Water model for hydrophobic cavities: structure and energy from quantum-chemical calculations

Abstract

This ab initio study aims to design a series of large water clusters having a hollow clathrate-like cage able to host hydrophobic solutes of various sizes. Starting from the (H₂O)_n (n = 18, 20, 24 and 28) hollow cages, water layers have been added in a stepwise manner in order to model the configuration of water molecules beyond the primary shell. The large (H₂O)₁₀₀, (H₂O)₁₂₀ and (H₂O)₁₄₀ clusters complete the hydrogen bonding network of the cage with optimal and regular tiling of the do-, tetra-decahedron and hexa-decahedron, respectively.

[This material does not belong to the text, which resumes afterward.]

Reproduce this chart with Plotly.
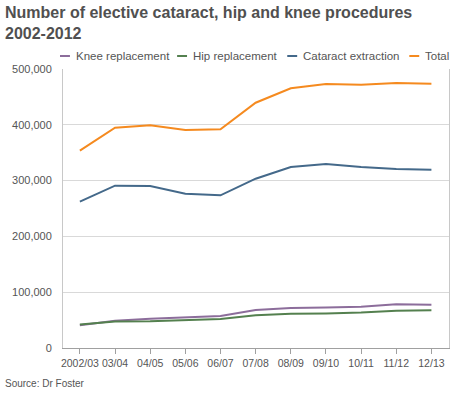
import plotly.graph_objects as go

years = ["2002/03", "03/04", "04/05", "05/06", "06/07", "07/08", "08/09", "09/10", "10/11", "11/12", "12/13"]
knee = [40700, 48900, 52500, 55500, 57300, 68100, 71700, 72500, 74000, 78300, 77600]
hip = [42000, 47500, 48000, 49500, 52000, 58600, 61500, 62000, 63500, 66800, 67500]
cataract = [262200, 290900, 290300, 276500, 273600, 303400, 324400, 329700, 324400, 320800, 319500]
total = [353600, 394800, 399000, 390700, 392000, 439600, 465400, 473000, 471900, 474900, 473700]

series = [
    ("Knee replacement", knee, "#8c6d9b"),
    ("Hip replacement", hip, "#54804f"),
    ("Cataract extraction", cataract, "#44698a"),
    ("Total", total, "#f58a1f"),
]

W, H = 464, 397
L, R, T, B = 60, 15, 69, 49
pw, ph = W - L - R, H - T - B

def px(x):
    return (x - L) / pw

def py(y):
    return (H - B - y) / ph

fig = go.Figure()
xs = list(range(len(years)))
for name, vals, col in series:
    fig.add_trace(go.Scatter(x=xs, y=vals, mode="lines", name=name,
                             line=dict(color=col, width=2), showlegend=False,
                             hoverinfo="skip"))

font = "Liberation Sans, Arial, sans-serif"

# compact legend (short line swatch + label)
legend_x = [57, 175, 286, 409]
shapes = []
annotations = []
for (name, vals, col), lx in zip(series, legend_x):
    shapes.append(dict(type="line", xref="paper", yref="paper",
                       x0=px(lx), x1=px(lx + 10), y0=py(56), y1=py(56),
                       line=dict(color=col, width=2)))
    annotations.append(dict(text=name, xref="paper", yref="paper",
                            x=px(lx + 14), xanchor="left", y=py(56), yanchor="middle",
                            showarrow=False, font=dict(size=11.5, color="#555555")))

annotations.append(dict(text="<b>Number of elective cataract, hip and knee procedures<br>2002-2012</b>",
                        xref="paper", yref="paper", x=px(0), xanchor="left",
                        y=py(2), yanchor="top", align="left", showarrow=False,
                        font=dict(size=16, color="#505050")))
annotations.append(dict(text="Source: Dr Foster", xref="paper", yref="paper",
                        x=px(0), xanchor="left", y=py(384), yanchor="middle",
                        showarrow=False, font=dict(size=10, color="#555555")))

fig.update_layout(
    width=W, height=H,
    margin=dict(l=L, r=R, t=T, b=B),
    paper_bgcolor="white", plot_bgcolor="white",
    font=dict(family=font, size=11, color="#555555"),
    showlegend=False,
    hovermode=False,
    xaxis=dict(range=[-0.48, 10.5], tickmode="array", tickvals=xs, ticktext=years,
               tickangle=0,
               showgrid=False, zeroline=False, showline=True, linecolor="#a0a0a0",
               linewidth=1, ticks="outside", ticklen=5, tickcolor="#a0a0a0",
               tickfont=dict(size=10.5, color="#555555"), fixedrange=True),
    yaxis=dict(range=[0, 500000], tickvals=[0, 100000, 200000, 300000, 400000, 500000],
               ticktext=["0", "100,000", "200,000", "300,000", "400,000", "500,000"],
               showgrid=True, gridcolor="#d9d9d9", zeroline=False, showline=True,
               linecolor="#c8c8c8", mirror=True, ticks="", ticklabelstandoff=8,
               tickfont=dict(size=11, color="#555555"), fixedrange=True),
    shapes=shapes,
    annotations=annotations,
)
fig.write_html("out.html", config={"displayModeBar": False, "staticPlot": True},
               post_script="document.body.style.margin='0';document.body.style.overflow='hidden';")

This study is corroborated by an investigation of dense water clusters up to the (H₂O)₁₂₃ one, being highly consistent with experimental data on ice concerning the electronic and zero-point energies for aggregate formation at 0 K and enthalpy and entropy at 273 K. The cavity creation profoundly alters the orientation of water molecules compared with those found in dense clusters. Nevertheless, such a large reorganization is necessary to maximize the water–water attraction by making it similar to the one found in dense clusters. The cage formation is an endothermic process; however, the computed values are large compared with previous reports for hydrocarbon aqueous solutions. Larger clusters are required for a more fruitful comparison.